* [RECORDS TO PROCESS]:
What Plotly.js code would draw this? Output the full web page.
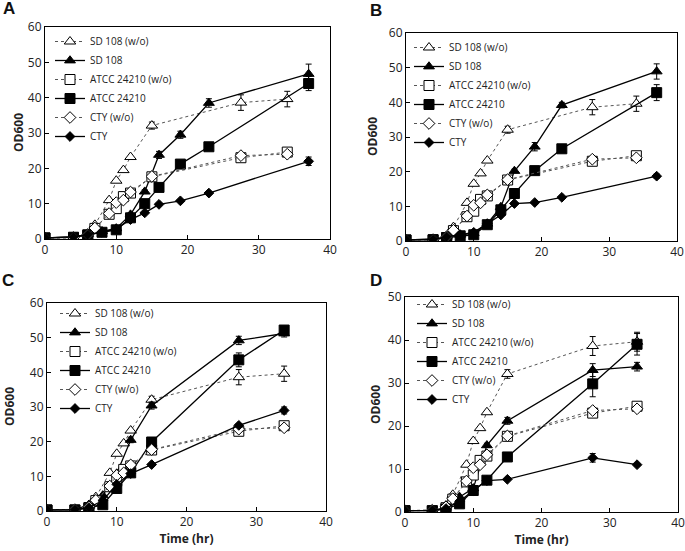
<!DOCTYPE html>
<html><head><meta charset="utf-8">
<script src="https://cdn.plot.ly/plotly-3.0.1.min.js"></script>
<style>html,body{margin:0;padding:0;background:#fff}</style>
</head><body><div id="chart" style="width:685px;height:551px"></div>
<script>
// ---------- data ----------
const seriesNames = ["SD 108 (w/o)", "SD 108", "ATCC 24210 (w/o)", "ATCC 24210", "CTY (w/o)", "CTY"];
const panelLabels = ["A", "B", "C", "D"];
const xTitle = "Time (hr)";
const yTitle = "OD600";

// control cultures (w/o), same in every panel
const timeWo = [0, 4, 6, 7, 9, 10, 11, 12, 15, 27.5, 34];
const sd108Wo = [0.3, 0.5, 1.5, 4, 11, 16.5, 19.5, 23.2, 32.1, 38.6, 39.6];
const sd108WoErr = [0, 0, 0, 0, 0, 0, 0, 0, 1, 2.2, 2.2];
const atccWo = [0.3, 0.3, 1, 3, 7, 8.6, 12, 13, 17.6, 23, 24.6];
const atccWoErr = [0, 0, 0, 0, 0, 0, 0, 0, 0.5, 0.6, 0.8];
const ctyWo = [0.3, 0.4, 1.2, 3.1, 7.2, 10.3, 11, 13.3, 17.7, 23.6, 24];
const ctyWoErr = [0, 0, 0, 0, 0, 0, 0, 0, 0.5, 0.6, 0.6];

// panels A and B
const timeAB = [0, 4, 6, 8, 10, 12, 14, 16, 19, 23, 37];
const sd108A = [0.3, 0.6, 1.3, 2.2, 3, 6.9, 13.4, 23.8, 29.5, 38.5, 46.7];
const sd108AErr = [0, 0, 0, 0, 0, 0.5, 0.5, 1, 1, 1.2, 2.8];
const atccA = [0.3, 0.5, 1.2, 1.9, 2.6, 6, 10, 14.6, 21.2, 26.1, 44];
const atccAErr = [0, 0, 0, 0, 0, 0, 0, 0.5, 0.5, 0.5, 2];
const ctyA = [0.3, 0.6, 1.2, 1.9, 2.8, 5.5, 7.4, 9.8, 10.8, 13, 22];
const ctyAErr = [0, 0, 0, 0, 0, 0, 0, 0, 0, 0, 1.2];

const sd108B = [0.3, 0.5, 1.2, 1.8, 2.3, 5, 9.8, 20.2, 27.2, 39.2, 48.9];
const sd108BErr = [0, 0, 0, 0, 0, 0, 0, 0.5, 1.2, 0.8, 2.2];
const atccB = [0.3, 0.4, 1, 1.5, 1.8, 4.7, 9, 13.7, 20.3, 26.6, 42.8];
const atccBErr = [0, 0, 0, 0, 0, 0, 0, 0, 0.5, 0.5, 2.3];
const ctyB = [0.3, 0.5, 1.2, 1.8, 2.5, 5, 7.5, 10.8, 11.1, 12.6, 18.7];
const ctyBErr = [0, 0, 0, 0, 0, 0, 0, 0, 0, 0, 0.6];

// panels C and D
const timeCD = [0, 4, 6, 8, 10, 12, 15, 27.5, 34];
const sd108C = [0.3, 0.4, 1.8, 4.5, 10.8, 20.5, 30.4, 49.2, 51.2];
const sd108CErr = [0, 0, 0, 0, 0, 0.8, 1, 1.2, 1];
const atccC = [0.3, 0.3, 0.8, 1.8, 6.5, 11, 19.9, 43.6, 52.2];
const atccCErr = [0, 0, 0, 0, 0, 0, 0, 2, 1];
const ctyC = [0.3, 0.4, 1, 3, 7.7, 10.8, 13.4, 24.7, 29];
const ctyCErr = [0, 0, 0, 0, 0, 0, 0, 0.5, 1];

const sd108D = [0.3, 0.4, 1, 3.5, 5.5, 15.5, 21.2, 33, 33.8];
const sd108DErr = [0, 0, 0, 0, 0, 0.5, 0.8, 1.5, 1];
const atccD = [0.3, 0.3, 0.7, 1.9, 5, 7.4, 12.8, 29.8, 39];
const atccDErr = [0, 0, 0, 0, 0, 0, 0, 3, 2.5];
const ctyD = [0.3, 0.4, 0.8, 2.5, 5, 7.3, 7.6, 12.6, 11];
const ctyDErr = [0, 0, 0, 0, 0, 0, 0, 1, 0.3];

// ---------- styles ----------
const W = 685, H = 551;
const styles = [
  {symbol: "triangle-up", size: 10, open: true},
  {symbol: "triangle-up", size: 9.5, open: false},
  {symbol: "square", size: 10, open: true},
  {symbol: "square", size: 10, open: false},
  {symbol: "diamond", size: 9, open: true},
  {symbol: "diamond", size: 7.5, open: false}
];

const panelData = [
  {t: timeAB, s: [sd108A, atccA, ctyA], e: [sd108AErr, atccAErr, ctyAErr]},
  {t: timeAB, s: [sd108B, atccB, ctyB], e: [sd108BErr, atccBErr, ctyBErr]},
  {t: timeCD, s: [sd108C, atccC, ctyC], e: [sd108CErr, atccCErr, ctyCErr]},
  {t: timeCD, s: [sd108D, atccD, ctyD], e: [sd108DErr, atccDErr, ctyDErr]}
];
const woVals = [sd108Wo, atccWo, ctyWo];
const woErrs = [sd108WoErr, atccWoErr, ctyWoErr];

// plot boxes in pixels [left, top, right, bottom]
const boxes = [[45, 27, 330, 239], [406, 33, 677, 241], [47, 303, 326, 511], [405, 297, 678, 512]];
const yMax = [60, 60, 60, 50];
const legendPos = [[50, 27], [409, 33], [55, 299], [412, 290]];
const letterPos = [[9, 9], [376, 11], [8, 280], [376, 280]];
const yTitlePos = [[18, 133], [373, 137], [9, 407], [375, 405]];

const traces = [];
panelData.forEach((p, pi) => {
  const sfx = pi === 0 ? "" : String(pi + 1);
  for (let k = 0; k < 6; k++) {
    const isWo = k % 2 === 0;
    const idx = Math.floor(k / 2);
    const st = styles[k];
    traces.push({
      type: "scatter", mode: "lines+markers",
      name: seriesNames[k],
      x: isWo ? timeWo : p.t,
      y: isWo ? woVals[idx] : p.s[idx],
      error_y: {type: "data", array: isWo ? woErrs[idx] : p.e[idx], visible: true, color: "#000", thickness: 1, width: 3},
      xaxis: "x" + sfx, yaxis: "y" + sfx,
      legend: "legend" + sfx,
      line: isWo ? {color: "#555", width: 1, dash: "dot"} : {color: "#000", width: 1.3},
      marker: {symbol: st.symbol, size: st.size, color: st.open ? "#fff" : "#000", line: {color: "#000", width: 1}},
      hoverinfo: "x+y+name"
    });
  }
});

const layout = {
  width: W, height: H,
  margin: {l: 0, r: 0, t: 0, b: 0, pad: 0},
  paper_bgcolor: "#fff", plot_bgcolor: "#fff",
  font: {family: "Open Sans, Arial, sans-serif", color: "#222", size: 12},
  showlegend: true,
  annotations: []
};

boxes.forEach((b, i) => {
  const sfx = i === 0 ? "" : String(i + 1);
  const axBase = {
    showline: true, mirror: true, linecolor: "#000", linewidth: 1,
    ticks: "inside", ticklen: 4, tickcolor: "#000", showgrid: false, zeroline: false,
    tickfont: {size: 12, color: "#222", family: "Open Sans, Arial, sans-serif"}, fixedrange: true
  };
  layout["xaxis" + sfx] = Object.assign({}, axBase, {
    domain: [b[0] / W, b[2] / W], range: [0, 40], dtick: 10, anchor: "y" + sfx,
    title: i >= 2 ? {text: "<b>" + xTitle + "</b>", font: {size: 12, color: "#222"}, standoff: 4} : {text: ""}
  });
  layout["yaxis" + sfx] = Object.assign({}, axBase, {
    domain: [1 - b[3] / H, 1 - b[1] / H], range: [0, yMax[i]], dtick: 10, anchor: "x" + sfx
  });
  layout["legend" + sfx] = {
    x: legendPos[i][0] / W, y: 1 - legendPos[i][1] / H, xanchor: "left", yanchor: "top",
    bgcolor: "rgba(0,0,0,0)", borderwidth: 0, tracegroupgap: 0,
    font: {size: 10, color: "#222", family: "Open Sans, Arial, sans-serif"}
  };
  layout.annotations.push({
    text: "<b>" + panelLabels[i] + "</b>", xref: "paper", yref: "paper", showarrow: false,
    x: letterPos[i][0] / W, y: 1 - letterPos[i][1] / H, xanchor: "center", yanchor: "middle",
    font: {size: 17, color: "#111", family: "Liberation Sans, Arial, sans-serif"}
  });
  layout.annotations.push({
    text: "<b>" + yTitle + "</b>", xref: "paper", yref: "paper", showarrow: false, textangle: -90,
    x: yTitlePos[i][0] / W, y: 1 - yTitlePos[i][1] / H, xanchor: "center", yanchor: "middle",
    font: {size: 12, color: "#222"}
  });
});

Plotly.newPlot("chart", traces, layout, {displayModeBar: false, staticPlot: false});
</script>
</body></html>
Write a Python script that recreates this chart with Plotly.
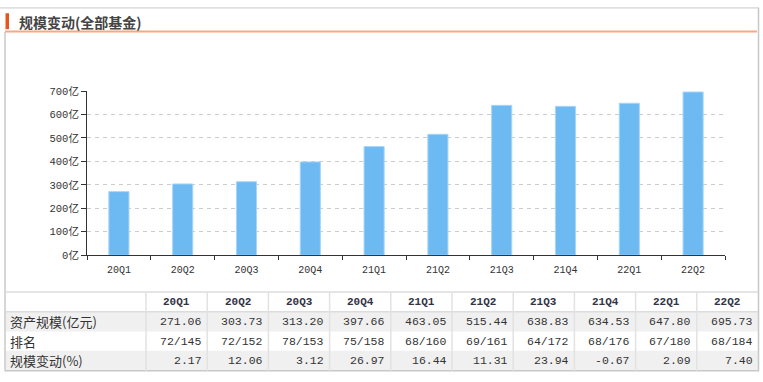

* [PROBLEM TO WORK ON]: Starting at the first line of the entries, restate word for word everything through the line that holds "0.5, 0.6, 0.6];", both ends included, but omit any pictures.

* [ANSWER IN FULL]:
What Plotly.js code would draw this? Output the full web page.
<!DOCTYPE html>
<html><head><meta charset="utf-8">
<script src="https://cdn.plot.ly/plotly-3.0.1.min.js"></script>
<style>html,body{margin:0;padding:0;background:#fff}</style>
</head><body><div id="chart" style="width:685px;height:551px"></div>
<script>
// ---------- data ----------
const seriesNames = ["SD 108 (w/o)", "SD 108", "ATCC 24210 (w/o)", "ATCC 24210", "CTY (w/o)", "CTY"];
const panelLabels = ["A", "B", "C", "D"];
const xTitle = "Time (hr)";
const yTitle = "OD600";

// control cultures (w/o), same in every panel
const timeWo = [0, 4, 6, 7, 9, 10, 11, 12, 15, 27.5, 34];
const sd108Wo = [0.3, 0.5, 1.5, 4, 11, 16.5, 19.5, 23.2, 32.1, 38.6, 39.6];
const sd108WoErr = [0, 0, 0, 0, 0, 0, 0, 0, 1, 2.2, 2.2];
const atccWo = [0.3, 0.3, 1, 3, 7, 8.6, 12, 13, 17.6, 23, 24.6];
const atccWoErr = [0, 0, 0, 0, 0, 0, 0, 0, 0.5, 0.6, 0.8];
const ctyWo = [0.3, 0.4, 1.2, 3.1, 7.2, 10.3, 11, 13.3, 17.7, 23.6, 24];
const ctyWoErr = [0, 0, 0, 0, 0, 0, 0, 0, 0.5, 0.6, 0.6];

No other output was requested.